While Kristi and Ed chopped and sautéed, I read about breeches, redingotes, and heaving bosoms, looking up such things as the time period when condoms were invented and if the word touchy-feely existed circa late eighteenth century (it didn’t). At a certain point, Kristi called me to look at the alligator claws in our kitchen sink, and I was super-creeped out as I took pictures, filled with a combination of both repulsion and awe, thinking, I’m going to eat this; I’m really going to eat this.


Kristi told me she would be blackening the alligator so it would be done rather fast. I returned to the Regency romance, but I couldn’t get back into the world of whether this married couple would stay together or not. I had a real problem on my hands. I had to eat alligator.

I started googling things like What does alligator taste like? The answer came back that the best meat of an alligator is its tail (unavailable in Chinatown) with a taste like spongy chicken. Okay, I thought I might be able to handle that. Then I remembered how some ancient warriors would defeat their enemies in battle and eat their hearts in order to take on their fierce traits. We were on the precipice of April, my special month of transformation and spring, renewal, and hopes for the next year. By eating alligator, I decided I would take on the qualities of an alligator. Fearlessness, silence while lying in wait for prey or enemies, amazing strength, and cunning would be mine.

I could hear coughs coming from the living room, and then Kristi came knocking on my door to say that dinner was ready. Steeling myself, I opened the door and found the house filled with smoke from the alligator blackening. Ed set up a fan in the living room to direct the smoke out the windows, and after pouring some cold ones for us three, I sat down to a plate full of stew, collard greens, olive bread, and something that looked like chicken nuggets. I was so relieved that the alligator was somewhat disguised and looked nothing like the claws I saw in the sink.


We gave each other significant looks and took up our nuggets. The first one tasted brackish to me, like drinking tank water, but I was determined to take on my alligator qualities. I experimented by eating the alligator nuggets plain, dipping them in stew, and wrapping them in collard greens. The last worked the best, and I was able to wolf most of my nuggets that way. At a certain point, though, I had to stop. Ed had called it quits way before me, declaring, “I don’t like alligator.” Of the three of us, it was only Kristi who really had a taste for it.

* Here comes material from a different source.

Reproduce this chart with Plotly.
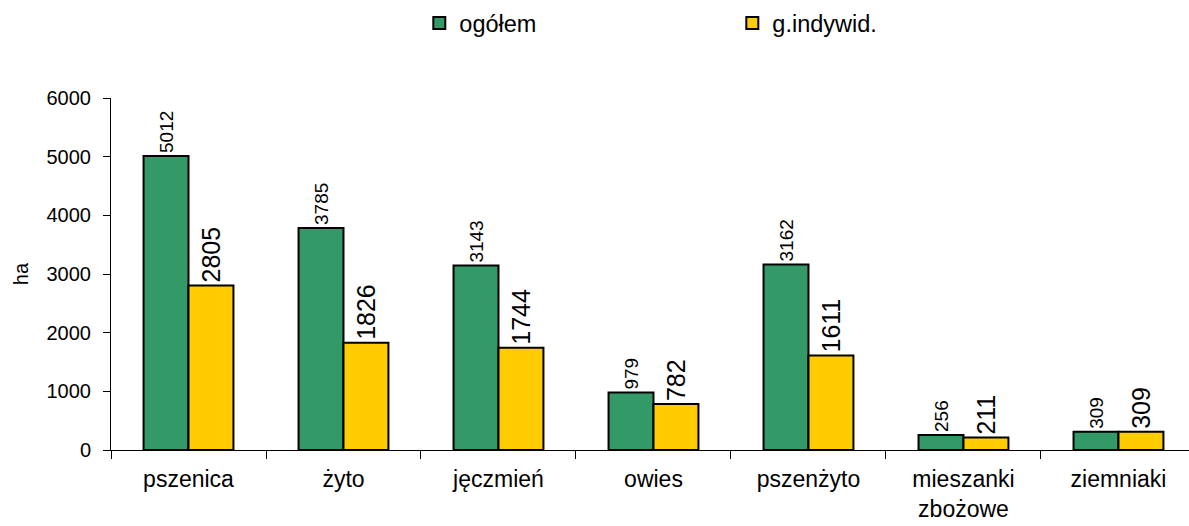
import plotly.graph_objects as go

categories = ["pszenica", "żyto", "jęczmień", "owies", "pszenżyto", "mieszanki<br>zbożowe", "ziemniaki"]
ogolem = [5012, 3785, 3143, 979, 3162, 256, 309]
indywid = [2805, 1826, 1744, 782, 1611, 211, 309]
y_ticks = [0, 1000, 2000, 3000, 4000, 5000, 6000]

FONT = "Liberation Sans, Arial, sans-serif"

fig = go.Figure()
fig.add_trace(go.Bar(
    name="ogółem", x=categories, y=ogolem,
    marker=dict(color="#339966", line=dict(color="black", width=2)),
    text=[str(v) for v in ogolem], textposition="outside", textangle=-90,
    textfont=dict(family=FONT, size=19, color="black"), cliponaxis=False,
    constraintext="none",
))
fig.add_trace(go.Bar(
    name="g.indywid.", x=categories, y=indywid,
    marker=dict(color="#FFCC00", line=dict(color="black", width=2)),
    text=[str(v) for v in indywid], textposition="outside", textangle=-90,
    textfont=dict(family=FONT, size=25, color="black"), cliponaxis=False,
    constraintext="none",
))

fig.update_layout(
    width=1189, height=526,
    margin=dict(l=111, r=0, t=98, b=76, autoexpand=False),
    paper_bgcolor="white", plot_bgcolor="white",
    barmode="group", bargap=0.42, bargroupgap=0,
    font=dict(family=FONT, size=20, color="black"),
    showlegend=True,
    legend=dict(orientation="h", x=0.286, xanchor="left", yref="container",
                y=0.956, yanchor="middle",
                entrywidth=268, font=dict(size=23.5), traceorder="normal"),
    xaxis=dict(range=[-0.5, 6.455], showline=True, linecolor="black", linewidth=1,
               ticks="outside", tickson="boundaries", ticklen=8, tickcolor="black",
               showgrid=False, tickfont=dict(size=23), automargin=False,
               ticklabelstandoff=8),
    yaxis=dict(range=[0, 6000], tickvals=y_ticks, showline=True, linecolor="black",
               linewidth=1, ticks="outside", ticklen=7, tickcolor="black",
               showgrid=False, zeroline=False, tickfont=dict(size=20), automargin=False,
               ticklabelstandoff=8,
               title=dict(text="ha", font=dict(size=20), standoff=12)),
)

fig.write_html("out.html", config={"displayModeBar": False},
               post_script="document.body.style.margin='0';document.body.style.overflow='hidden';")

After our dinner, so stuffed we could barely bend, we put in our carefully selected Easter movie, The Great Santini, featuring a couple of the best smart-asses to ever grace the screen: Bull Meechum and my personal favorite, his redheaded daughter Mary Anne Meechum. Of course, I forgot about the soup scene at the beginning of the movie, but despite that, it ended up being a perfect choice. The Meechums embody the qualities of alligator and alligator came up twice in the movie, causing everybody to drink.


Now it gets me thinking about next year. I think I might need a lion’s heart.

6 thoughts on “An Alligator Easter

  1. We have a Cajun place here that serves fried alligator… it is delicious! Everytime we go there, I HAVE to order it. The owner is originally from Louisiana, maybe that helps the taste of the gator bites lol. Don’t give up on it yet, try it different ways :o)

  2. I definitely will. I’ll be in New Orleans the second week of June for vacation and the World Horror Convention. I will give it another try there and go on the swamp tour to see some real, live gators, too.

  3. I had alligator when I was about 11, when I visited the Florida keys. It was lightly breaded and tasted like pork, to me, and felt almost like calamari.
    Chinatown is kind of magic, when it comes to food. I love looking at the seafood displays. If it were less crowded (and smelly), I’d love to draw some of the seafood.